He does and expects all his instructors to verify with TRACON a student has opened flight following.
So, CFI's are expected to not trust their students?
Also, do the students have to go on a VFR flight plan? Do you call the FSS to verify that too?
Do you follow the students around on every preflight? Does the owner of your school understand the meaning of, and the purpose of, "Solo"?
The student is expected to call the school at each stop and provide the instructor an update on weather information.
So when it's CAVU for hundreds of miles around and they flew for a half hour (in which the closest front went from 575 to 550 nm away), you make them call in?
Although these are not regulated requirements, they are required by the school should the student wish to complete training in an orderly, efficient and cost-effective manner in order to move forward in a professional pilot program.
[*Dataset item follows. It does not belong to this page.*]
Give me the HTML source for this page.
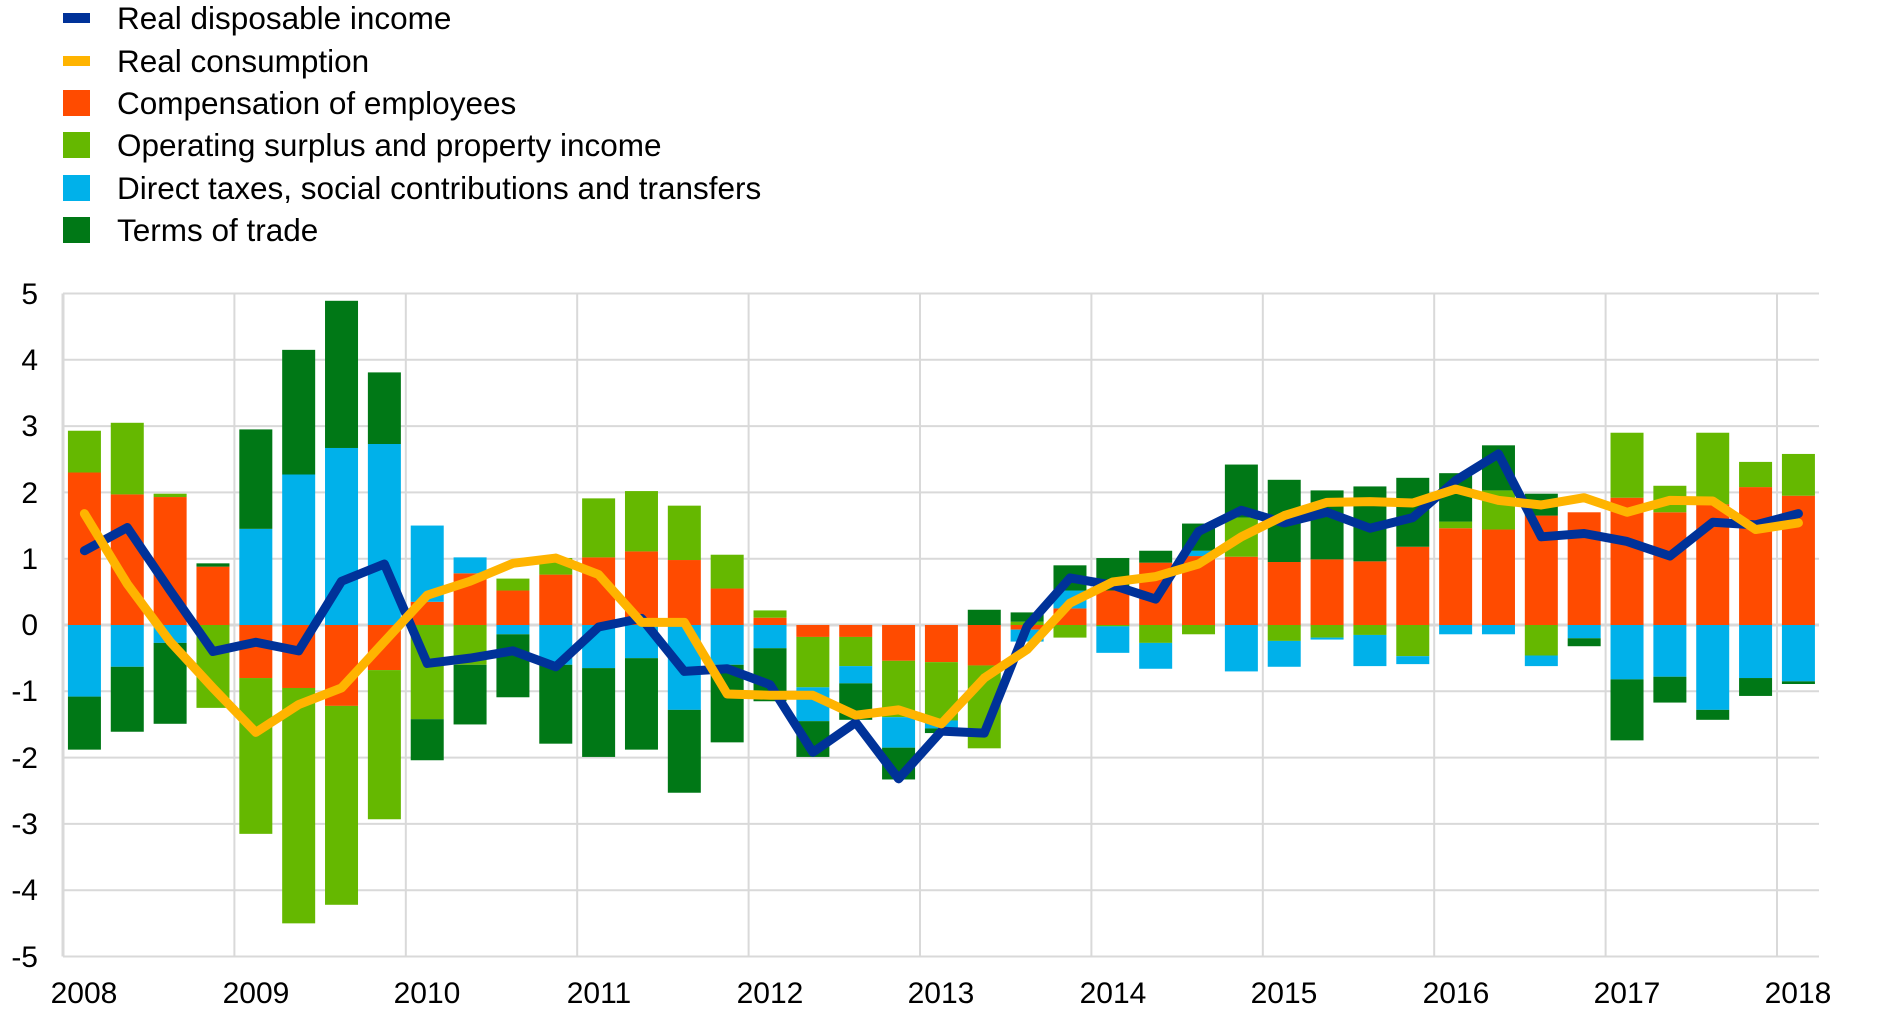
<!DOCTYPE html>
<html><head><meta charset="utf-8"><style>
html,body{margin:0;padding:0;background:#fff;}
svg{display:block;font-family:"Liberation Sans",Arial,sans-serif;}
</style></head><body>
<svg id="c" width="1890" height="1024" viewBox="0 0 1890 1024" xmlns="http://www.w3.org/2000/svg">
<g id="grid"></g>
<g id="bars"></g>
<g id="lines"></g>
<g font-size="31.5" fill="#000">
<rect x="63" y="13" width="27" height="10" fill="#003299"/>
<text x="117" y="29">Real disposable income</text>
<rect x="63" y="56" width="27" height="10" fill="#FFB400"/>
<text x="117" y="72">Real consumption</text>
<rect x="63" y="90" width="27" height="26" fill="#FF4B00"/>
<text x="117" y="114">Compensation of employees</text>
<rect x="63" y="132" width="27" height="26" fill="#65B800"/>
<text x="117" y="156">Operating surplus and property income</text>
<rect x="63" y="175" width="27" height="26" fill="#00B1EA"/>
<text x="117" y="199">Direct taxes, social contributions and transfers</text>
<rect x="63" y="217" width="27" height="26" fill="#007816"/>
<text x="117" y="241">Terms of trade</text>
</g>
<g font-size="30" fill="#000" text-anchor="end">
<text x="38" y="304">5</text>
<text x="38" y="370">4</text>
<text x="38" y="436">3</text>
<text x="38" y="503">2</text>
<text x="38" y="569">1</text>
<text x="38" y="635">0</text>
<text x="38" y="701">-1</text>
<text x="38" y="768">-2</text>
<text x="38" y="834">-3</text>
<text x="38" y="900">-4</text>
<text x="38" y="967">-5</text>
</g>
<g font-size="30" fill="#000" text-anchor="middle">
<text x="84" y="1003">2008</text>
<text x="256" y="1003">2009</text>
<text x="427" y="1003">2010</text>
<text x="599" y="1003">2011</text>
<text x="770" y="1003">2012</text>
<text x="941" y="1003">2013</text>
<text x="1113" y="1003">2014</text>
<text x="1284" y="1003">2015</text>
<text x="1456" y="1003">2016</text>
<text x="1627" y="1003">2017</text>
<text x="1798" y="1003">2018</text>
</g>
</svg>
<script>
var NS="http://www.w3.org/2000/svg";
function el(p,t,a){var e=document.createElementNS(NS,t);for(var k in a)e.setAttribute(k,a[k]);p.appendChild(e);return e;}
var X0=63,QW=42.85,Z=625,U=66.3;
function Y(v){return Z-v*U;}
var g=document.getElementById("grid");
for(var v=-5;v<=5;v++){el(g,"line",{x1:X0,x2:1819,y1:Y(v),y2:Y(v),stroke:"#d9d9d9","stroke-width":v==0?3:2});}
for(var y=0;y<=10;y++){var x=X0+y*4*QW;el(g,"line",{x1:x,x2:x,y1:Y(5),y2:Y(-5),stroke:"#d9d9d9","stroke-width":y==0?3:2});}
var d=[
[2.3,0.63,-1.08,-0.8,1.12,1.68],
[1.97,1.08,-0.63,-0.98,1.47,0.62],
[1.93,0.05,-0.27,-1.22,0.52,-0.25],
[0.88,-1.25,0,0.05,-0.4,-0.95],
[-0.8,-2.35,1.45,1.5,-0.26,-1.62],
[-0.95,-3.55,2.27,1.88,-0.39,-1.2],
[-1.22,-3.0,2.67,2.22,0.66,-0.95],
[-0.68,-2.25,2.73,1.08,0.92,-0.25],
[0.35,-1.42,1.15,-0.62,-0.58,0.45],
[0.78,-0.6,0.24,-0.9,-0.5,0.66],
[0.52,0.18,-0.14,-0.95,-0.39,0.93],
[0.76,0.25,-0.6,-1.19,-0.63,1.01],
[1.02,0.89,-0.65,-1.34,-0.03,0.76],
[1.11,0.91,-0.5,-1.38,0.1,0.04],
[0.98,0.82,-1.28,-1.25,-0.7,0.04],
[0.55,0.51,-0.6,-1.17,-0.66,-1.04],
[0.11,0.11,-0.35,-0.8,-0.9,-1.06],
[-0.18,-0.76,-0.51,-0.54,-1.92,-1.06],
[-0.18,-0.44,-0.26,-0.55,-1.47,-1.36],
[-0.54,-0.85,-0.46,-0.48,-2.32,-1.28],
[-0.56,-0.88,-0.12,-0.07,-1.6,-1.49],
[-0.61,-1.25,0,0.23,-1.63,-0.8],
[-0.07,0.05,-0.18,0.14,-0.02,-0.37],
[0.25,-0.19,0.27,0.38,0.71,0.33],
[0.52,-0.02,-0.4,0.49,0.6,0.65],
[0.94,-0.27,-0.39,0.18,0.39,0.73],
[1.04,-0.14,0.08,0.41,1.41,0.92],
[1.03,0.59,-0.7,0.8,1.73,1.33],
[0.95,-0.24,-0.39,1.24,1.54,1.65],
[0.99,-0.19,-0.03,1.04,1.7,1.85],
[0.96,-0.15,-0.47,1.13,1.46,1.86],
[1.18,-0.47,-0.12,1.04,1.62,1.84],
[1.46,0.1,-0.14,0.73,2.18,2.05],
[1.44,0.59,-0.14,0.68,2.58,1.88],
[1.65,-0.46,-0.16,0.33,1.33,1.81],
[1.7,0,-0.2,-0.12,1.38,1.92],
[1.92,0.98,-0.82,-0.92,1.26,1.7],
[1.7,0.4,-0.78,-0.39,1.04,1.88],
[1.82,1.08,-1.28,-0.15,1.55,1.87],
[2.08,0.38,-0.8,-0.27,1.51,1.44],
[1.95,0.63,-0.85,-0.04,1.68,1.54]];
var cols=["#FF4B00","#65B800","#00B1EA","#007816"];
var b=document.getElementById("bars");
var p1=[],p2=[];
d.forEach(function(r,i){
 var cx=X0+QW/2+i*QW,pos=0,neg=0;
 for(var s=0;s<4;s++){var v=r[s];if(v==0)continue;
  var a,bb;if(v>0){a=pos;bb=pos+v;pos=bb;}else{a=neg;bb=neg+v;neg=bb;}
  var y1=Y(Math.max(a,bb)),y2=Y(Math.min(a,bb));
  el(b,"rect",{x:cx-16.5,y:y1,width:33,height:y2-y1,fill:cols[s]});}
 p1.push(cx+","+Y(r[4]));p2.push(cx+","+Y(r[5]));
});
var l=document.getElementById("lines");
el(l,"polyline",{points:p1.join(" "),fill:"none",stroke:"#003299","stroke-width":9,"stroke-linejoin":"round","stroke-linecap":"round"});
el(l,"polyline",{points:p2.join(" "),fill:"none",stroke:"#FFB400","stroke-width":9,"stroke-linejoin":"round","stroke-linecap":"round"});
</script>
</body></html>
Failure to comply will cost completion of the next solo XC at an expected interval.
So you're saying that if they were to, say, fail to call you from the other end of their cross country on said CAVU day, you'd have to make them do it over again?
These may seem stiff but considering the chief CFI has an airline background, he expects the professional students to train like they are already interviewing with the airline. They carry a pretty good weight with ASA and a few other regionals when it comes to recommendations.
Final question... Is this stuff only done for "professional students" (ie airline bound), or everyone?
If this is how they train the average joe who's NOT going to go to the airlines, I'd say it's ****-poor teaching. Hand-holding is NOT teaching. Over-regulation does not allow a person to develop the decision-making skills necessary to be a Pilot In Command.
This reminds me of an FBO not far from here which shall remain nameless. Their requirements are awful. Taking a plane for >4 hours? You're gonna pay a minimum of 3 (so much for a $100 burger). Are you an airline pilot with 30,000 hours who wants to rent a plane for a cross country? Well, you're gonna have to get some pimple-faced 300-hour CFI to sign off on your flight planning as if you were a student again, and you'd better be on a flight plan. Are you instrument rated? Well, you can't do more than punch up through a layer and back down through it, and approaches aren't allowed (how the hell you're supposed to maintain currency, I do not know).
These types of policies *sound* like a good idea, if you're an insurance company lawyer. However, they are NOT good for GA in the least bit, and they are NOT creating safe pilots.
That is why I purposely trained (and still do) at an FBO that has no daily rental minimums, allows operations at grass fields, and leaves ALL of the decision-making and risk management up to the Pilot In Command. (Oh, and they cover renters as named insured too... So even the insurance company is buying into their philosophy somewhat.) That is what GA needs, not a bunch of misguided overly regulated policies.